Top 3 Mistakes You Need to AVOID on the Job Hunt
If you’re here with me today, it’s likely you were referred to us by one of our workforce development partners because you were recently laid-off or fired from a job and need to quickly transition back into the workforce. However, BEFORE you start the job hunt, I wanted to share with you mistakes you need to AVOID, so you don’t end up with a high-risk job and find yourself back in the unemployment line again, and again and again.
If this is you, you’re exactly where you need to be.
There are too many to create an exhaustive list, so I’m going to share The Top 3 Mistakes you need to AVOID when you’re Looking for a Job in today’s job market.
These mistakes will just about guarantee that you’ll spend your career transitioning from one low-paying job to another.
Mistake to Avoid #1
Okay…So. The first mistake you need to AVOID is Applying to Online Job Boards if you don’t have a college degree.
You see, 84% of the jobs posted via online job boards do NOT pay enough to meet the standard cost of living. They are dead-end jobs, with no room for advancement. This is based on a study released from Indeed.com, the worlds largest online job board.
84% of these jobs are also considered High Risk, which means that you have a 46% chance of getting Laid-Off due to outsourcing or automation.
The remaining 16% of the jobs posted online, which are considered “Good Jobs” require a college degree or specialized training (like a 2-Year Nursing Certification) with extensive experience.Not just any degree or specialized training. The “Good Jobs” are limited to only 5 fields:
- Computer Science
- Architectural & Electrical Engineering
- Business & Finance
If you don’t have a College degree in one of these 5 industries, don’t make the mistake of applying to online job boards.
Mistake to Avoid #2
The next mistake to AVOID is to submit the same resume to every job posting you can find. You would “think” that it would be a good strategy to blanket the job boards with your resume. You’re just casting a wide net right?
Well, this strategy doesn’t work.
95% of the Resumes submitted are NEVER seen by a Hiring Manager.

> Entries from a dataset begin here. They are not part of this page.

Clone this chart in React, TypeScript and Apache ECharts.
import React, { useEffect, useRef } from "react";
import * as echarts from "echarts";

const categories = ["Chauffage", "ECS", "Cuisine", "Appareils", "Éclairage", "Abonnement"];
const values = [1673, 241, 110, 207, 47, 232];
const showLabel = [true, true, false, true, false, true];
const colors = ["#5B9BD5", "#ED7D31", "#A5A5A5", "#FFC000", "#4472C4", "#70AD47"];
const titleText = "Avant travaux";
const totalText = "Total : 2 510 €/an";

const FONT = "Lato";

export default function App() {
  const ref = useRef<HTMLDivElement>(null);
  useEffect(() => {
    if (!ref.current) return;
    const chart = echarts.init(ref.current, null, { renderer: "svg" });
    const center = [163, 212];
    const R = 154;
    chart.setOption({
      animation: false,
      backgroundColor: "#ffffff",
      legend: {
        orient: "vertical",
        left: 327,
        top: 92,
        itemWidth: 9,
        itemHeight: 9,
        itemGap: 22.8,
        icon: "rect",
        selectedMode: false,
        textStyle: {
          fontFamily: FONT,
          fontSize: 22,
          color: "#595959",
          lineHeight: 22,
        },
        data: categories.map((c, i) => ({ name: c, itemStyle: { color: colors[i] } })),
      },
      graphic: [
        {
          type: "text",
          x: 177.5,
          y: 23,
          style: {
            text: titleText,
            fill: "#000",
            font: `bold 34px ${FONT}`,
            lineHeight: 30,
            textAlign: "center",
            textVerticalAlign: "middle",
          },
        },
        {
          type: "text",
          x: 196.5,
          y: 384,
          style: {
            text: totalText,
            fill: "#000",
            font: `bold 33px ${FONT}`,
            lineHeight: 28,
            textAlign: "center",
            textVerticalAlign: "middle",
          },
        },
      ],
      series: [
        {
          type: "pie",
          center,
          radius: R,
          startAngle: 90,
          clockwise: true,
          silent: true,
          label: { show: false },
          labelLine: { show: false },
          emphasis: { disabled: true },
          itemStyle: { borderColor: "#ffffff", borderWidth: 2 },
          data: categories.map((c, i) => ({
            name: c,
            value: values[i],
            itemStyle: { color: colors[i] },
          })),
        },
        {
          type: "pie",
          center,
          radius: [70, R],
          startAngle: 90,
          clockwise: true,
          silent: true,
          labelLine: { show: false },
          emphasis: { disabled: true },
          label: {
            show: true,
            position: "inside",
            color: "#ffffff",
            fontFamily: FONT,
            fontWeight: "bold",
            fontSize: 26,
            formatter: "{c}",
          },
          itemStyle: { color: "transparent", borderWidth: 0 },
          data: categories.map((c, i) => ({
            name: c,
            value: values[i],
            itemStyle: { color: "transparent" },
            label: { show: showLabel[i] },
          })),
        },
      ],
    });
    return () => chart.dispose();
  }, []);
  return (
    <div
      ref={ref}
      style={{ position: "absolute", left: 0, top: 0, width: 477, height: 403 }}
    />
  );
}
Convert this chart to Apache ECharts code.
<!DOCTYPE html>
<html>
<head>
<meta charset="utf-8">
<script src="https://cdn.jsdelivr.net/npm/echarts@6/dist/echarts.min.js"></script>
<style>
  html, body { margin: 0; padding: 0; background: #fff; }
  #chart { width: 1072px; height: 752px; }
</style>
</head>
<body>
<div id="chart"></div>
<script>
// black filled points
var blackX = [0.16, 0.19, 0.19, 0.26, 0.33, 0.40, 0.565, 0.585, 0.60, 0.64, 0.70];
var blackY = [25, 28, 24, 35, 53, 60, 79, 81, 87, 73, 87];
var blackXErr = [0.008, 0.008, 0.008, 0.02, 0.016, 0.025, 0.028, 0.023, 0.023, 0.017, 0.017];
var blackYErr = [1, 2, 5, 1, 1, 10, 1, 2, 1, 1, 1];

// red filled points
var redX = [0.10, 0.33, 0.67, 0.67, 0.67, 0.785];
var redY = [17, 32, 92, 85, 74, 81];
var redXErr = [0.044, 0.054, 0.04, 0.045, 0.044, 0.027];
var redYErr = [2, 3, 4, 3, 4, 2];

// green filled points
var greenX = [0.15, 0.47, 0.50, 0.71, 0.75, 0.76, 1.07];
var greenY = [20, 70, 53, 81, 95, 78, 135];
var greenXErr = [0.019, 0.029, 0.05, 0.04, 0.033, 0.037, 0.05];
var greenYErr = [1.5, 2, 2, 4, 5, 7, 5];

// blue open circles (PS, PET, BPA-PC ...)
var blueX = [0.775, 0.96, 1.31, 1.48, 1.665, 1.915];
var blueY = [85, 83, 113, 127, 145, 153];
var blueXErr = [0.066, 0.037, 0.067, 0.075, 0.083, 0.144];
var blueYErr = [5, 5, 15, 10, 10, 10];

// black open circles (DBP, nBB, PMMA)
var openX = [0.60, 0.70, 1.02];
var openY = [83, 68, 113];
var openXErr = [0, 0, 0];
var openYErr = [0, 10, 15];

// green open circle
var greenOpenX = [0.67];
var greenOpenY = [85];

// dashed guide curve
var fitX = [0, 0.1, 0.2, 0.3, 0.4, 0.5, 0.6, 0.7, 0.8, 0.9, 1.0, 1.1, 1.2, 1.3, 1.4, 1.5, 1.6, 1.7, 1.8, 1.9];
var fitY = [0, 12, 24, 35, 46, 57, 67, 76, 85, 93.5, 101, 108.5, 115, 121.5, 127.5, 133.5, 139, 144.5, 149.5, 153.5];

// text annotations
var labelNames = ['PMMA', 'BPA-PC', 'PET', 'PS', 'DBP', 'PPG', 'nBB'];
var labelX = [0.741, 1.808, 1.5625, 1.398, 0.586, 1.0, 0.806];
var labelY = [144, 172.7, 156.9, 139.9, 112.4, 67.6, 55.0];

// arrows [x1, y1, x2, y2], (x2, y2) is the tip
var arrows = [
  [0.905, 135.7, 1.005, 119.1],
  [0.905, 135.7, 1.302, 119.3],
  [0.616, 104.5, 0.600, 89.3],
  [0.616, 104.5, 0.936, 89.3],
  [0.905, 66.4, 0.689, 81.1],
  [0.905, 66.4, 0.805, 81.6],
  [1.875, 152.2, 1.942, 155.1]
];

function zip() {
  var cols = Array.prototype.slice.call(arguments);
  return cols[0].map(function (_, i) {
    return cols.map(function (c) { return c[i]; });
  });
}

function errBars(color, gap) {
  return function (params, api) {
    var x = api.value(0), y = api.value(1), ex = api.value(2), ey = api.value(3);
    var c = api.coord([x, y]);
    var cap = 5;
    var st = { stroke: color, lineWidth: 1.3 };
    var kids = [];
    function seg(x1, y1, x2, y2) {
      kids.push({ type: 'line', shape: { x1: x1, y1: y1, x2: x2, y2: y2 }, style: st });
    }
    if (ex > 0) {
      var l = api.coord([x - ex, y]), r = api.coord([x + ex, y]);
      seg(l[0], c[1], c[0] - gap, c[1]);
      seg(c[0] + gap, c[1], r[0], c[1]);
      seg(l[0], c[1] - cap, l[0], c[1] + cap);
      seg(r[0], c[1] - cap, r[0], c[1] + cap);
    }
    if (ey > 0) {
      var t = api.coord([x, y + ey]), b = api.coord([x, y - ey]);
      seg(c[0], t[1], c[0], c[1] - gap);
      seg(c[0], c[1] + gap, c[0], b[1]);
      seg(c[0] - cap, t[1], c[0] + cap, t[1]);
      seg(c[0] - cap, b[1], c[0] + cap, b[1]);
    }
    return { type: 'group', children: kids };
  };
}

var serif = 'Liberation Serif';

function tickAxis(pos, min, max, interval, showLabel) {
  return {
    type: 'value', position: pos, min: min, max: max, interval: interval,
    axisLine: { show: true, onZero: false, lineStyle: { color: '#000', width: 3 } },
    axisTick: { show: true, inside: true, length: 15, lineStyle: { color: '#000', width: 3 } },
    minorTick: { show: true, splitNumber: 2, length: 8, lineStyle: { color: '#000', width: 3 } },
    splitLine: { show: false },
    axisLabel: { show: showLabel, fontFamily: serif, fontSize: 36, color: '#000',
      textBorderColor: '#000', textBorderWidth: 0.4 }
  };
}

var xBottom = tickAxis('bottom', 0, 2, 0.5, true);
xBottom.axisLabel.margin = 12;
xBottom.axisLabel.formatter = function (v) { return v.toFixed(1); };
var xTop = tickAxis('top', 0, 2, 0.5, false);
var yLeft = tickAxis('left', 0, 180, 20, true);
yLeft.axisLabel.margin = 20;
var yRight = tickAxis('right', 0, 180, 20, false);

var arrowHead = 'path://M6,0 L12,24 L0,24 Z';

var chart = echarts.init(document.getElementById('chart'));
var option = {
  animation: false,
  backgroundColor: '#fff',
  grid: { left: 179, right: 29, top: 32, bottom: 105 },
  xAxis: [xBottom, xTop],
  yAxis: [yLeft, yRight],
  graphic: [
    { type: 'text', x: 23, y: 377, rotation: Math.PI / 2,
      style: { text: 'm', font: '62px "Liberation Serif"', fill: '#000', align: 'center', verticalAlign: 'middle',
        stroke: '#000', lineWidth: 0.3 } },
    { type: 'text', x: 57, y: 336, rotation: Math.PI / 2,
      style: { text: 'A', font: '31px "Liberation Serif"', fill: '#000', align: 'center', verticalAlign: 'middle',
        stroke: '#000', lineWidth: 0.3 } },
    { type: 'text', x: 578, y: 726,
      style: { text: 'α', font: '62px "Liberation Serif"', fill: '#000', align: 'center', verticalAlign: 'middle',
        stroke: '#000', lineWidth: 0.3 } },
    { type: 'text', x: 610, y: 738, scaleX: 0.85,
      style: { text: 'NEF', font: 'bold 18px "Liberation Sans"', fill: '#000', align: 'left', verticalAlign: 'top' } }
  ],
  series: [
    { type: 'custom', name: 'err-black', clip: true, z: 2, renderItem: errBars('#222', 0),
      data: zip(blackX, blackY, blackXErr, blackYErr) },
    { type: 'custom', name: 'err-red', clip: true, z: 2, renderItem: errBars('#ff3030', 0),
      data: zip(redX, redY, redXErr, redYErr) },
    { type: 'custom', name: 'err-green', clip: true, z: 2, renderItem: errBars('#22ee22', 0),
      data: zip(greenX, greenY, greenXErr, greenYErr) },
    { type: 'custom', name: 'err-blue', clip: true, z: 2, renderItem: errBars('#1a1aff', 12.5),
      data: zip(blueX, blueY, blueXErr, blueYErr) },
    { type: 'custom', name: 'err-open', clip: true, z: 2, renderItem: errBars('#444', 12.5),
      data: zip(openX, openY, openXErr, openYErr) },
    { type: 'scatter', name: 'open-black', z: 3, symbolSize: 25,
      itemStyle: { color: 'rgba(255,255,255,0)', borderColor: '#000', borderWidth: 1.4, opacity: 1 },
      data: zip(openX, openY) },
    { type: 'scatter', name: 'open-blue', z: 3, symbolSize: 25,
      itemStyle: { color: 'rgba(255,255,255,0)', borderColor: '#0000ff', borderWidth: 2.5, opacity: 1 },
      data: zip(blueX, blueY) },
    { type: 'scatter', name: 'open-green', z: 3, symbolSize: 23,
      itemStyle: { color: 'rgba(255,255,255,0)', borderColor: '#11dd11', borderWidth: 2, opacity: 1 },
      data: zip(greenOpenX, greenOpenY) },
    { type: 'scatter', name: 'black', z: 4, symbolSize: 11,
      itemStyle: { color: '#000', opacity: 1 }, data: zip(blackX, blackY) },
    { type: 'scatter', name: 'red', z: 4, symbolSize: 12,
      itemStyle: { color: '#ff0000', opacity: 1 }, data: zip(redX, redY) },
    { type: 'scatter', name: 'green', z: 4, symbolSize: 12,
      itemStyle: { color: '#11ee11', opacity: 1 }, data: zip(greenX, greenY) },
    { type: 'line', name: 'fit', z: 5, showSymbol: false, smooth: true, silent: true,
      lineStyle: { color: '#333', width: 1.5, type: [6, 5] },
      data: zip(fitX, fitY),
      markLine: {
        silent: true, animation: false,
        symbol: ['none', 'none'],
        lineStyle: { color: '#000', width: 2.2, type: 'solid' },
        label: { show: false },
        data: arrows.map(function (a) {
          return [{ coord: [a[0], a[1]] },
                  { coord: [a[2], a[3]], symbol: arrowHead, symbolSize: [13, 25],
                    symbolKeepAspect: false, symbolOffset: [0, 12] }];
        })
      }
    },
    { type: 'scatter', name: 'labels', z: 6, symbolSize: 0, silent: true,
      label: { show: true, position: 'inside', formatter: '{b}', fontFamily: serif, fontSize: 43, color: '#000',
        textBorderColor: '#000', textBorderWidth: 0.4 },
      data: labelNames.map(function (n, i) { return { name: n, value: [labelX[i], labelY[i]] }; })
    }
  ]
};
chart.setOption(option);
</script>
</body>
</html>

Because it’s easier than ever to submit an application online. Companies receive hundreds and sometimes thousands of applications for EVERY job they post. Many of the submissions are from people who are unqualified that are just submitting their resume to as many companies as possible.
As I said, this strategy doesn’t work.
To save time, companies use applicant tracking systems to find the applicants with the exact set of skills, experience, and education needed for the job.
These systems scan each resume for specific keywords to match them against the job posting requirements and ranks each of the candidates.
So…when you apply for a job you need to:
- Carefully tailor your resume for EACH job you apply to.
- Directly address qualifications found in the job description.
- Increase searchability by adding resume keywords based on the job description.
- Focus on the most impactful information in your work experience section.
- Format your resume so that the company’s Applicant Tracking System can accurately scan it. Taking the time to work on the look of your resume is a waste of time. Robots can’t appreciate it.
So If you don’t have the right skills, experience or education required for the job don’t bother applying. If you do, take time to customize your resume for each job you apply for.
Mistake #3 to Avoid
So the last mistake is probably the hardest one to avoid.
When you get Laid-Off or Fired, it’s extremely tempting to take ANY job you can get to start getting a paycheck. Especially after months of applying to online job boards and submitting your resume to hundreds of companies.
Your bills keep rolling in and you have to dip into your savings just to survive. You get desperate. So you take ANY job you can get. I get it
But taking ANY job will practically guarantee that you’ll land a low paying job, with no room for advancement. High-Risk jobs where you end up living in constant fear of getting laid-off. Jobs that you are miserable in.